The problem is I don't have a team yet. And if I randomly assemble a team without choosing the engine first..........I'll get 3 unity guys, 4 unreal engine guys, 2 cryengine guys, and 1 guy who works on some smaller indie engine.
That's really not a problem that you'll have to worry about any time soon, as it relies on the assumption that you'll actually be able to recruit 8 startup-worthy programmers in the first place :P Consider that in the US, the rule of thumb is that a tech-startup needs $10k per team member per month.
Most people cannot afford to work for no pay. The group you'll most likely be able to recruit are students who still live with their parents, as their expenses are minimal and their free time higher than a working professional. However, you can't launch a AAA game with a student team. You also end up with the issues that you're worried about, where they can't work together, can't tolerate other technologies, have unreliable work ethic, and are over-eager to sign up to projects but unlikely to deliver.
At a professional workplace, adding a junior programmer to the team actually increases the amount of time that your project will take, as you need to waste a percentage of one of your senior programmer's time to mentoring them and helping them develop into an intermediate / independent worker.
The people that you need for a start-up are the core staff of these professional teams. The ones that can transmute a graduate programmer into a senior games programmer over the course of a few years.
Those guys are worth $100k a year. For them to give up that kind of salary and gamble on some entrepreneurial adventure they've got to be a an extremely rare kind of crazy.
So your recruitment audience covers the inexperienced and the extremely-rare talented entrepreneur.
The former category will give you all the strife that you're worrying about, and don't actually have the AAA background that you're looking for anyway... So no matter how good your own secret sauce is, your project will also be a flop.
The latter category can actually build you this game... but seeing you're not bringing cash to the table, they can also do it just as much without you. You need to realize that you need these people waaaaaaay more than they need you. Even if your claims of ensuring a hit are 100% true: without you they can build and ship an inferior product, but without them you're stuck.
In a partnership with people who can actually build your product, you're the one who's value is suspect. Assuming you can actually find AAA game veterans who would be willing to quit their paying jobs and go unpaid for a year or more on the chance of producing a hit game, these people are much more likely to set up their own studio by themselves.
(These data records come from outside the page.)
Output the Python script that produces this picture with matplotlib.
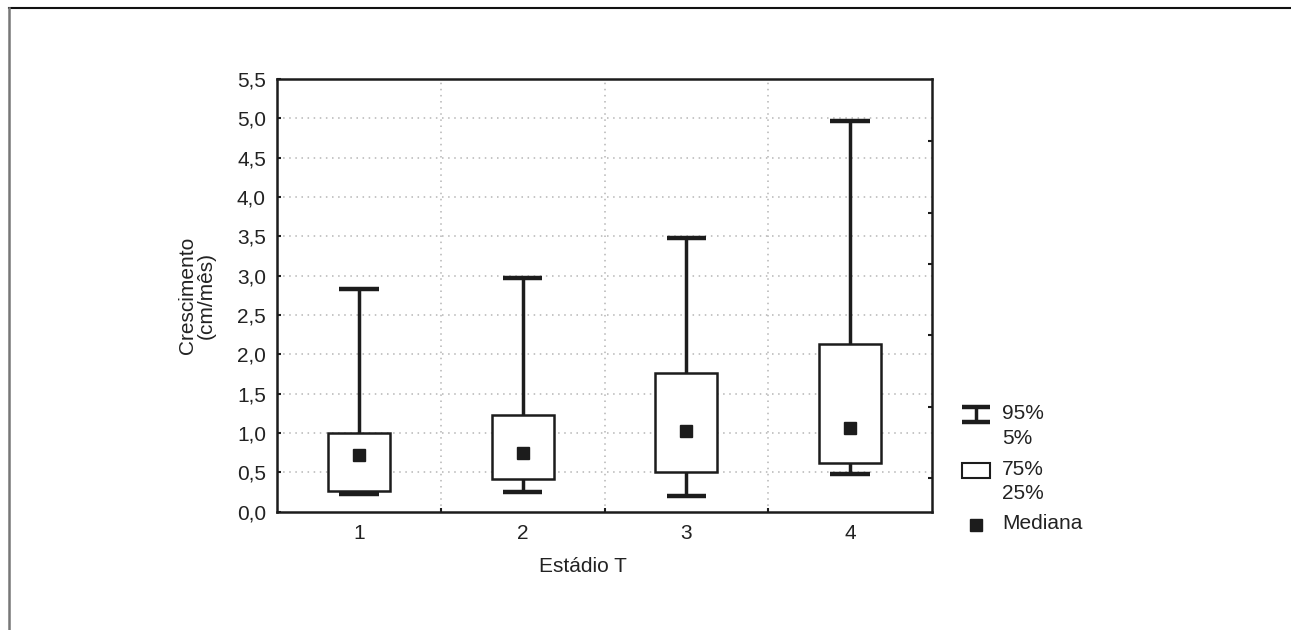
import matplotlib
matplotlib.use('Agg')
import matplotlib.pyplot as plt
from matplotlib.patches import Rectangle
from matplotlib.lines import Line2D

# values
stages = [1, 2, 3, 4]
p05 = [0.23, 0.25, 0.20, 0.48]
p25 = [0.26, 0.415, 0.51, 0.625]
median = [0.72, 0.74, 1.02, 1.06]
p75 = [1.00, 1.23, 1.765, 2.135]
p95 = [2.83, 2.97, 3.48, 4.97]
yticks = [0.0, 0.5, 1.0, 1.5, 2.0, 2.5, 3.0, 3.5, 4.0, 4.5, 5.0, 5.5]
ytick_labels = ['0,0', '0,5', '1,0', '1,5', '2,0', '2,5', '3,0', '3,5', '4,0', '4,5', '5,0', '5,5']
right_ticks = [0.43, 1.33, 2.25, 3.15, 3.80, 4.71]

plt.rcParams['font.family'] = ['Liberation Sans', 'DejaVu Sans']
dark = '#1c1c1c'
fs = 15

fig = plt.figure(figsize=(12.91, 6.30), dpi=100)
W, H = 1291, 630
ax = fig.add_axes([277 / W, 1 - 511.7 / H, (932 - 277) / W, (511.7 - 79) / H])

box_w = 0.38
cap_w = 0.24
for x, lo, q1, md, q3, hi in zip(stages, p05, p25, median, p75, p95):
    ax.plot([x, x], [lo, q1], color=dark, lw=2.5, zorder=3, solid_capstyle='butt')
    ax.plot([x, x], [q3, hi], color=dark, lw=2.5, zorder=3, solid_capstyle='butt')
    ax.plot([x - cap_w / 2, x + cap_w / 2], [lo, lo], color=dark, lw=3.2, zorder=3, solid_capstyle='butt')
    ax.plot([x - cap_w / 2, x + cap_w / 2], [hi, hi], color=dark, lw=3.2, zorder=3, solid_capstyle='butt')
    ax.add_patch(Rectangle((x - box_w / 2, q1), box_w, q3 - q1, facecolor='white',
                           edgecolor=dark, lw=1.8, zorder=4))
    ax.plot([x], [md], marker='s', ms=9, color=dark, mec=dark, zorder=5, ls='none')

ax.set_xlim(0.5, 4.5)
ax.set_ylim(0, 5.5)
ax.set_yticks(yticks)
ax.set_yticklabels(ytick_labels, fontsize=fs, color='#222222')
ax.set_xticks(stages)
ax.set_xticklabels([str(s) for s in stages], fontsize=fs, color='#222222')
ax.set_xticks([1.5, 2.5, 3.5], minor=True)
ax.tick_params(axis='x', which='major', length=0, pad=9)
ax.tick_params(axis='x', which='minor', direction='in', length=3, width=1.5, color=dark)
ax.tick_params(axis='y', direction='in', length=3, width=1.5, color=dark, pad=8)

for yv in yticks[1:-1]:
    ax.axhline(yv, color='#b5b5b5', lw=1.1, ls=(0, (1, 3)), zorder=1)
for xv in [1.5, 2.5, 3.5]:
    ax.axvline(xv, color='#b5b5b5', lw=1.1, ls=(0, (1, 3)), zorder=1)

for sp in ax.spines.values():
    sp.set_linewidth(1.8)
    sp.set_color(dark)

ax2 = ax.twinx()
ax2.set_ylim(0, 5.5)
ax2.set_yticks(right_ticks)
ax2.set_yticklabels([])
ax2.tick_params(axis='y', direction='in', length=3, width=1.5, color=dark)
for sp in ax2.spines.values():
    sp.set_visible(False)

ax.set_ylabel('Crescimento\n(cm/mês)', fontsize=fs, color='#222222', linespacing=1.0)
ax.yaxis.set_label_coords((216 - 277) / 655, 0.5)
fig.text(583 / W, 1 - 567 / H, 'Estádio T', fontsize=fs, color='#222222',
         ha='center', va='center')

# legend drawn in pixel space
lg = fig.add_axes([950 / W, 1 - 545 / H, 200 / W, 150 / H])
lg.set_xlim(950, 1150)
lg.set_ylim(545, 395)
lg.axis('off')
lg.plot([962, 990], [407.5, 407.5], color=dark, lw=3.2, solid_capstyle='butt')
lg.plot([962, 990], [422.5, 422.5], color=dark, lw=3.2, solid_capstyle='butt')
lg.plot([976, 976], [408, 422], color=dark, lw=2.5, solid_capstyle='butt')
lg.add_patch(Rectangle((962, 463), 28, 15, facecolor='white', edgecolor=dark, lw=1.5))
lg.plot([975.5], [525], marker='s', ms=9, color=dark, ls='none')
txt = dict(fontsize=fs, color='#222222', va='center', ha='left')
lg.text(1002, 414, '95%', **txt)
lg.text(1002, 439, '5%', **txt)
lg.text(1002, 470, '75%', **txt)
lg.text(1002, 494, '25%', **txt)
lg.text(1002, 524, 'Mediana', **txt)

# page frame lines at top and left
fig.add_artist(Line2D([8.5 / W, 1], [1 - 8 / H, 1 - 8 / H], color='#111111', lw=1.5))
fig.add_artist(Line2D([8.5 / W, 8.5 / W], [0, 1 - 8 / H], color='#777777', lw=1.8))

fig.savefig('out.png', dpi=100)
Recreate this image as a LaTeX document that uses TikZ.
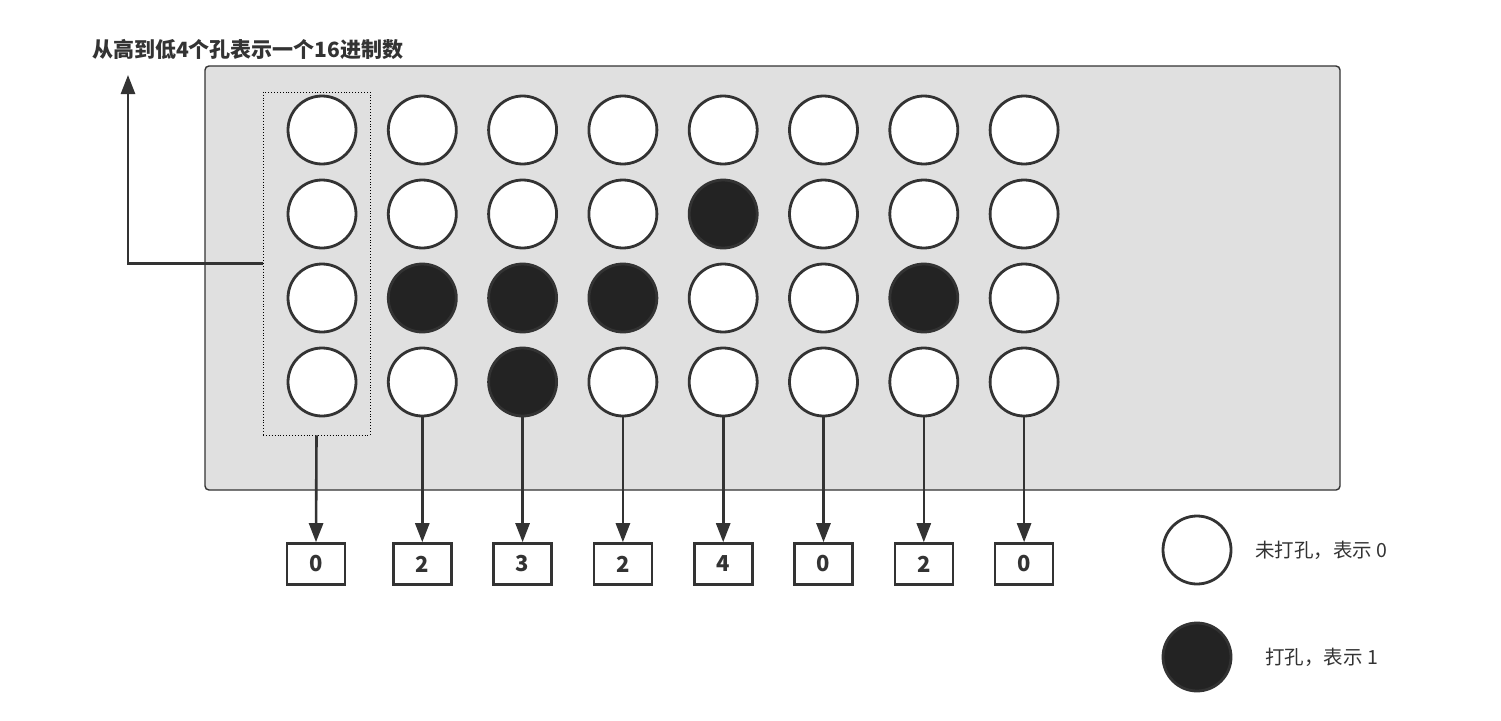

Usually new triple-I ("triple-A indie") teams tend to be made up of people who have worked together before -- e.g. 3 people who all leave a AAA studio at the same time, who were able to do a lot of the business planning while in a safe job (while also spending 40 hours a week in the perfect environment to meet other talent) before making the decision to go independent.
Imagine the tables are spun 180º from your proposal. Imagine a group of AAA veterans have just quit Activision and formed a new studio to make a survival horror game in your town. Now imagine that you go and knock on their door, resume in hand, and propose that they bring you on as some kind of consultant to ensure their game will be a hit, and all you want is half the equity in the company, or equity equal to the three founders who will actually be building the product. That's a tough pitch. You would want to have one hell of a sales speech backed up with some amazing data to win them over. With no track record or experience in game design, it's a really hard sell.
That's a tough challenge to take on.
But you're proposing to take on more than that -- you're trying to convince these people to form a new studio in the first place, without having the benefits of networking that comes from working at a large studio, or experience to prove your worth, or money to fund it. That's the above challenge x10.
Soo.... if I were you, I'd put this plan on the backburner for a while and focus on something more achievable: a non-profit venture to test the waters. When there's no money to be made, so many problems fade away.
You're not offering money? You're not making money - it's a hobby / passion project!
People get excited and join the team but don't contribute? No worries, you're not paying them!
Can't figure out a fair way to divide the spoils? The spoils are bragging rights - a credits list. Way less drama!
Can't convince AAA veterans to quit their jobs? Maybe they can spare a few hours on the weekend for a hobby they're interested in.
Can't afford to get the engine you want and all the basic assets, such as worlds / props / animations / sound effects required to boot-strap the project? Make it as a mod for an existing game!
e.g. DayZ started as a free mod for Arma 2, leveraging probably a million dollars worth of assets that existed in that game already. Once the mod became extremely popular, they were able to secure the financial backing required to form a team and produce an actual stand-alone game.